In the material below, identify each line bearing the word "page". Reproduce those lines.

Records shown =
* * * *
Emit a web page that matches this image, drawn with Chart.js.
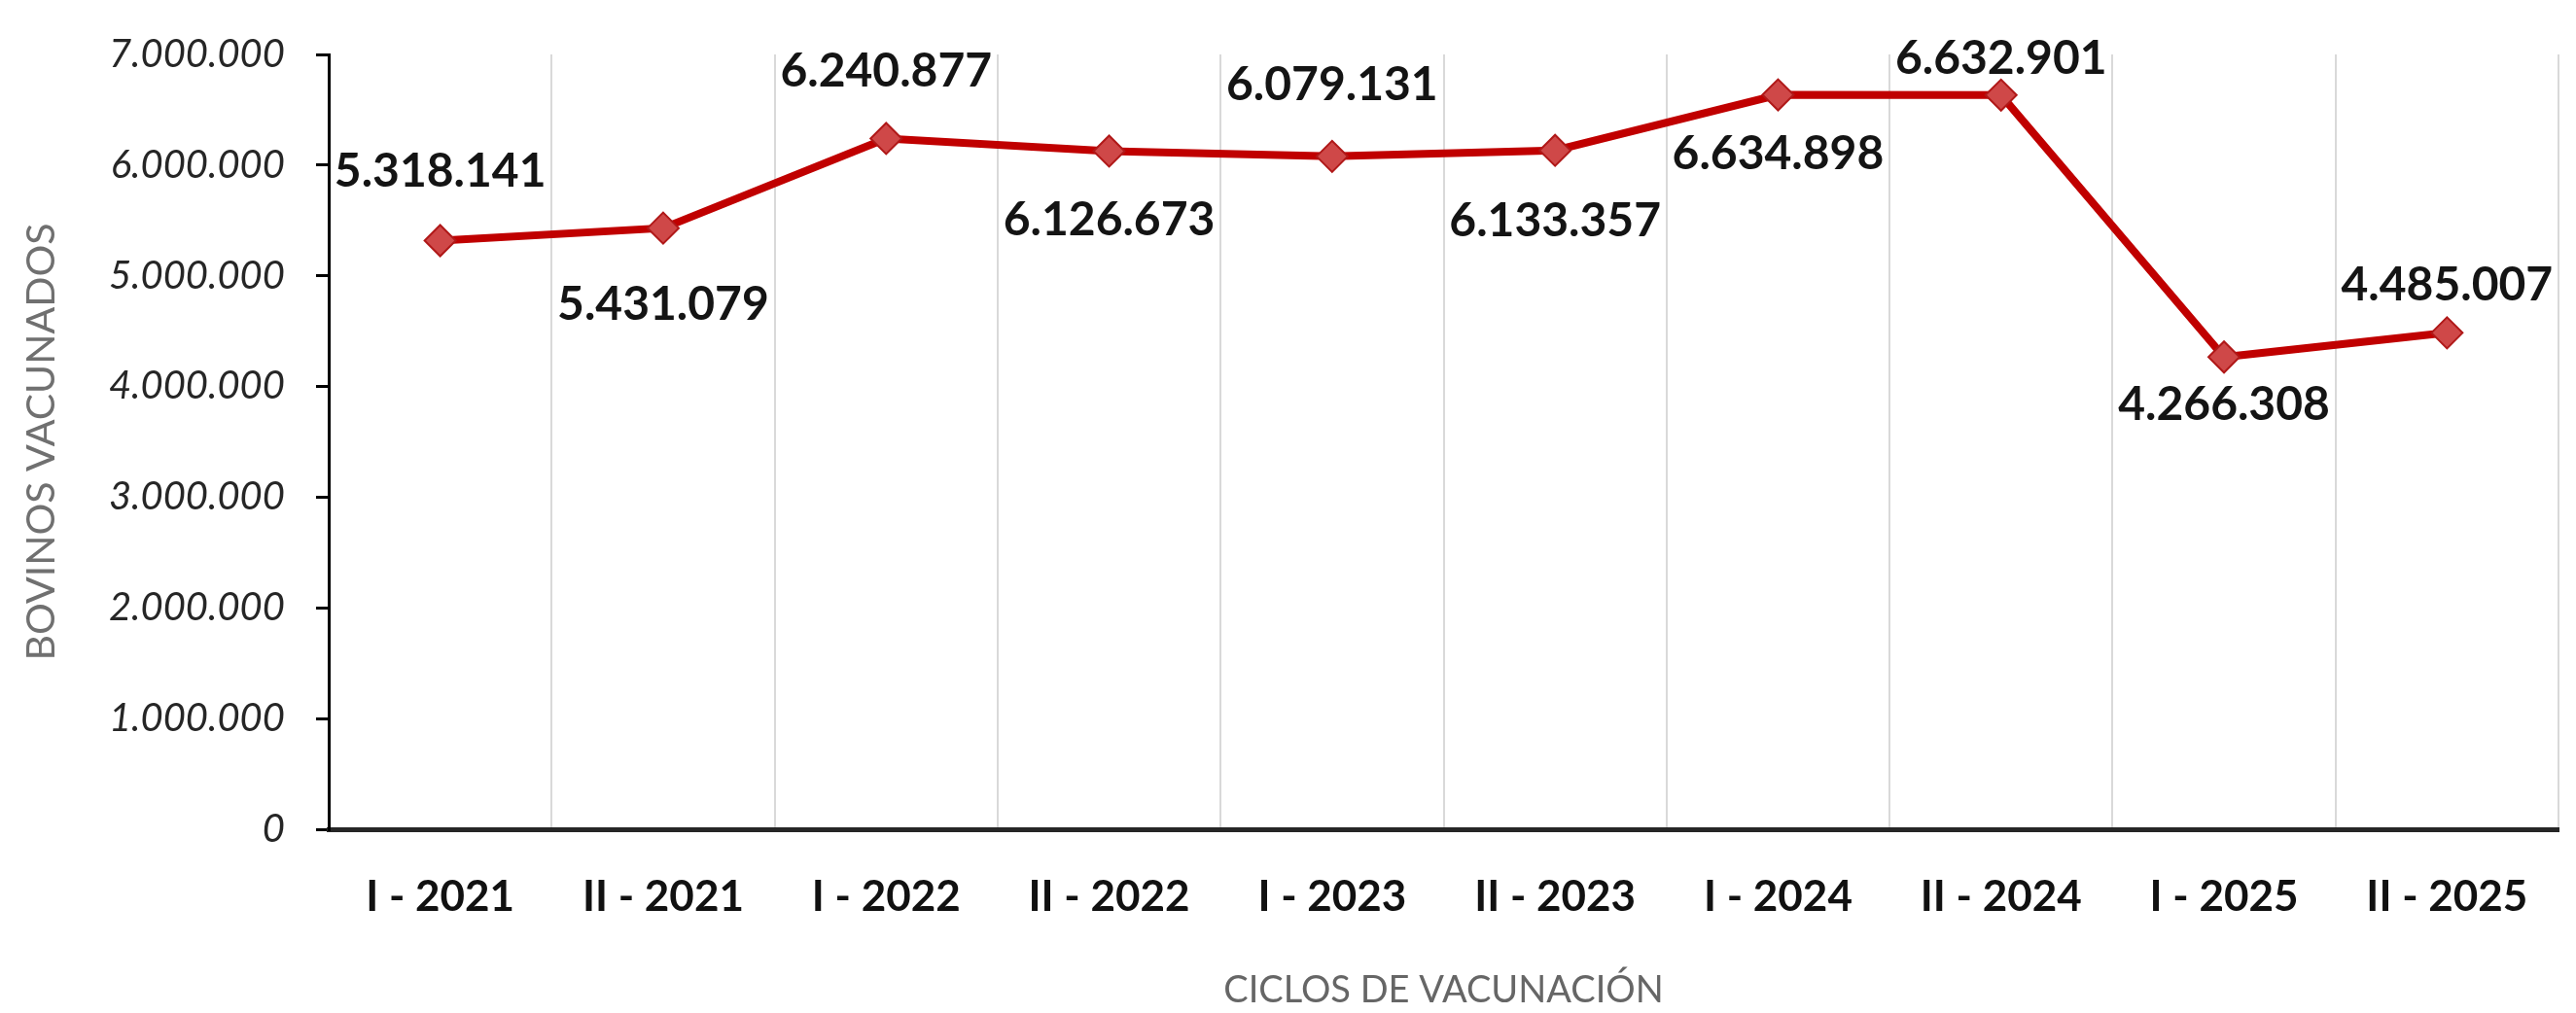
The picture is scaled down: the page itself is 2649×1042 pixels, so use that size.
<!DOCTYPE html>
<html>
<head>
<meta charset="utf-8">
<script src="https://cdn.jsdelivr.net/npm/chart.js@4"></script>
<style>
  html, body { margin: 0; padding: 0; background: #ffffff; }
  #wrap { width: 2649px; height: 1042px; }
</style>
</head>
<body>
<div id="wrap"><canvas id="c" width="2649" height="1042"></canvas></div>
<script>
// ---- data ----
const categories = ['I - 2021', 'II - 2021', 'I - 2022', 'II - 2022', 'I - 2023', 'II - 2023', 'I - 2024', 'II - 2024', 'I - 2025', 'II - 2025'];
const vaccinated = [5318141, 5431079, 6240877, 6126673, 6079131, 6133357, 6634898, 6632901, 4266308, 4485007];
const yTicks = [0, 1000000, 2000000, 3000000, 4000000, 5000000, 6000000, 7000000];
const xTitle = 'CICLOS DE VACUNACIÓN';
const yTitle = 'BOVINOS VACUNADOS';

// label offset relative to each point (px, negative = above)
const labelOffsets = [-71, 79, -69, 71, -73, 73, 61, -37, 49, -49];

const fmt = v => Math.round(v).toString().replace(/\B(?=(\d{3})+(?!\d))/g, '.');

const dataLabels = {
  id: 'dataLabels',
  afterDatasetsDraw(chart) {
    const ctx = chart.ctx;
    const meta = chart.getDatasetMeta(0);
    ctx.save();
    ctx.font = 'bold 48px Lato';
    ctx.fillStyle = '#141414';
    ctx.textAlign = 'center';
    ctx.textBaseline = 'middle';
    meta.data.forEach((el, i) => {
      const v = chart.data.datasets[0].data[i];
      ctx.fillText(fmt(v), el.x, el.y + labelOffsets[i]);
    });
    ctx.restore();
  }
};

new Chart(document.getElementById('c'), {
  type: 'line',
  data: {
    labels: categories,
    datasets: [{
      data: vaccinated,
      borderColor: '#c00000',
      borderWidth: 8,
      pointStyle: 'rectRot',
      pointRadius: 16,
      pointHoverRadius: 16,
      pointBackgroundColor: '#cf4848',
      pointBorderColor: '#b01818',
      pointBorderWidth: 2,
      tension: 0,
      fill: false
    }]
  },
  options: {
    responsive: false,
    animation: false,
    devicePixelRatio: 1,
    layout: { padding: { top: 46, right: 4, left: 0, bottom: 0 } },
    plugins: { legend: { display: false }, tooltip: { enabled: false } },
    scales: {
      x: {
        type: 'category',
        offset: true,
        grid: { display: true, offset: true, color: '#d9d9d9', lineWidth: 2, drawTicks: false },
        border: { display: true, color: '#262626', width: 5 },
        ticks: { color: '#111111', font: { family: 'Lato', size: 44, weight: 'bold' }, padding: 43, maxRotation: 0, autoSkip: false },
        title: { display: true, text: xTitle, color: '#666666', font: { family: 'Lato', size: 38 }, padding: { top: 0, bottom: 0 } },
        afterFit: s => { s.height = 189; }
      },
      y: {
        min: 0, max: 7000000,
        afterBuildTicks: s => { s.ticks = yTicks.map(v => ({ value: v })); },
        grid: { display: true, drawOnChartArea: false, drawTicks: true, tickLength: 13, color: '#000000', lineWidth: 3 },
        border: { display: true, color: '#000000', width: 3 },
        ticks: { color: '#262626', font: { family: 'Lato', size: 40, style: 'italic' }, padding: 32, callback: v => fmt(v) },
        title: { display: true, text: yTitle, color: '#707070', font: { family: 'Lato', size: 41 }, padding: { top: 18, bottom: 0 } },
        afterFit: s => { s.width = 338; }
      }
    }
  },
  plugins: [dataLabels]
});
</script>
</body>
</html>
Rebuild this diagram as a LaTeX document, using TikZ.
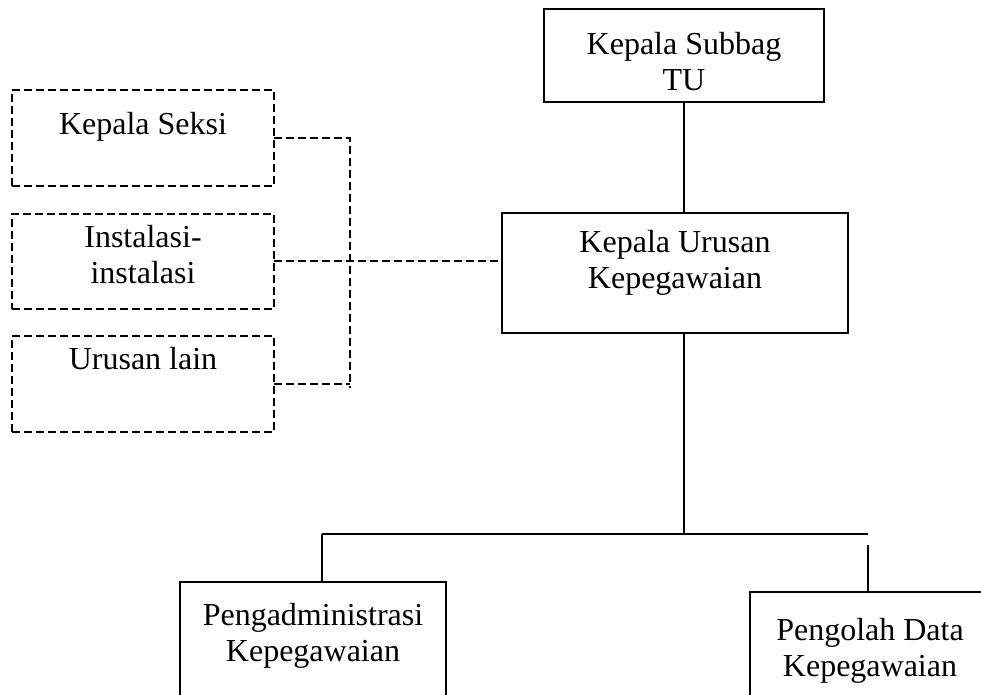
\documentclass[tikz,border=0pt]{standalone}
\usepackage{fontspec}
\setmainfont{Liberation Serif}
\usepackage{tikz}

\begin{document}
\begin{tikzpicture}[x=0.5pt,y=-0.5pt,
    box/.style={draw,line width=1pt,inner sep=0pt,outer sep=0pt},
    dbox/.style={box,dash pattern=on 4pt off 2pt},
    txt/.style={anchor=north,align=center,inner sep=0pt,
                font=\fontsize{16}{18}\selectfont},
    link/.style={line width=1pt},
    dashline/.style={line width=1pt,dash pattern=on 4pt off 2pt}]
  \clip (0,0) rectangle (981,695);
  \node[box,minimum width=140pt,minimum height=46.5pt,
        label={[txt,yshift=-11.5pt]north:Kepala Subbag\\TU}] (subbag) at (684,55.5) {};
  \node[box,minimum width=173pt,minimum height=60pt,
        label={[txt,yshift=-8.5pt]north:Kepala Urusan\\Kepegawaian}] (urusan) at (675,273) {};
  \node[dbox,minimum width=131pt,minimum height=48pt,
        label={[txt,yshift=-11pt]north:Kepala Seksi}] (seksi) at (143,138) {};
  \node[dbox,minimum width=131pt,minimum height=47.5pt,
        label={[txt,yshift=-5.5pt]north:Instalasi-\\instalasi}] (instalasi) at (143,261.5) {};
  \node[dbox,minimum width=131pt,minimum height=48pt,
        label={[txt,yshift=-5.5pt]north:Urusan lain}] (lain) at (143,384) {};
  \node[box,minimum width=133pt,minimum height=69pt,
        label={[txt,yshift=-10.5pt]north:Pengadministrasi\\Kepegawaian}] (pengadm) at (313,651) {};
  \node[box,minimum width=120pt,minimum height=64pt,
        label={[txt,yshift=-13pt]north:Pengolah Data\\Kepegawaian}] (pengolah) at (870,656) {};

  \coordinate (bus) at (684,534);
  \coordinate (busL) at (322,534);
  \coordinate (busR) at (868,534);
  \coordinate (stubR) at (868,545);
  \coordinate (trunk) at (350,388);

  \draw[link] (subbag.south) -- (subbag.south |- urusan.north);
  \draw[link] (urusan.south -| bus) -- (bus);
  \draw[link] (busL) -- (busR);
  \draw[link] (busL) -- (busL |- pengadm.north);
  \draw[link] (stubR) -- (stubR |- pengolah.north);

  \draw[dashline] (seksi.east) -| (trunk);
  \draw[dashline] (lain.east) -- (lain.east -| trunk);
  \draw[dashline] (instalasi.east) -- (instalasi.east -| urusan.west);
\end{tikzpicture}
\end{document}
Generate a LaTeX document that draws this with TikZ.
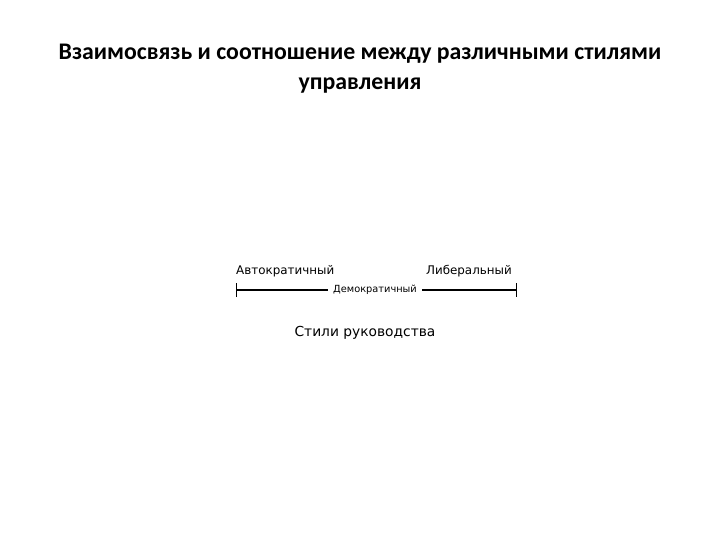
\documentclass[tikz,border=0pt]{standalone}
\usepackage{fontspec}
\setmainfont{Carlito}
\newfontfamily\labelfont{DejaVu Sans}
\usetikzlibrary{arrows.meta}
\tikzstyle{title}=[font=\bfseries\fontsize{23.8}{30}\selectfont, align=center, inner sep=0pt]
\tikzstyle{style name}=[font=\labelfont\fontsize{11.9}{14}\selectfont, inner sep=0pt]
\tikzstyle{middle}=[font=\labelfont\fontsize{9.8}{11}\selectfont, inner xsep=5pt, inner ysep=2pt, fill=white]
\tikzstyle{scale line}=[draw, line width=1.6pt, {Bar[width=14pt,line width=1pt]}-{Bar[width=14pt,line width=1pt]}]

\begin{document}
\begin{tikzpicture}[x=1pt, y=-1pt]
				\useasboundingbox (0,0) rectangle (720,540);
				% Heading
				\node[title] (head) at (360,69) {Взаимосвязь и соотношение между различными стилями\\управления};

				% The scale with its three styles
				\coordinate (left) at (236,290);
				\coordinate (right) at (517,290);
				\path[scale line] (left) -- (right);
				\node[middle] (demo) at (375,290) {Демократичный};
				\node[style name, anchor=base west] (auto) at (236,274) {Автократичный};
				\node[style name, anchor=base east] (lib) at (512,274) {Либеральный};

				% Caption
				\node[style name, font=\labelfont\fontsize{13.8}{16}\selectfont] (caption) at (365,333) {Стили руководства};
			\end{tikzpicture}
\end{document}
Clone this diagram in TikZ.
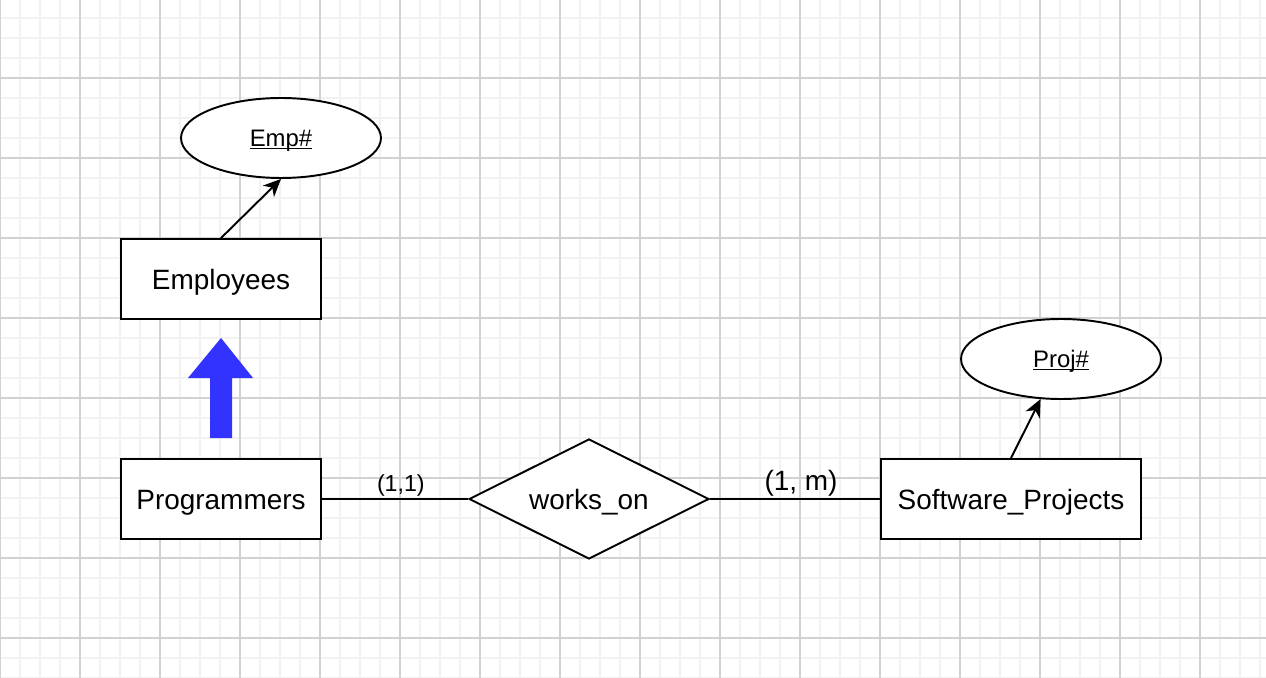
* * * *
Output of the exercise =
Emit a web page that matches this image, drawn with Chart.js.
The picture is scaled down: the page itself is 2649×1042 pixels, so use that size.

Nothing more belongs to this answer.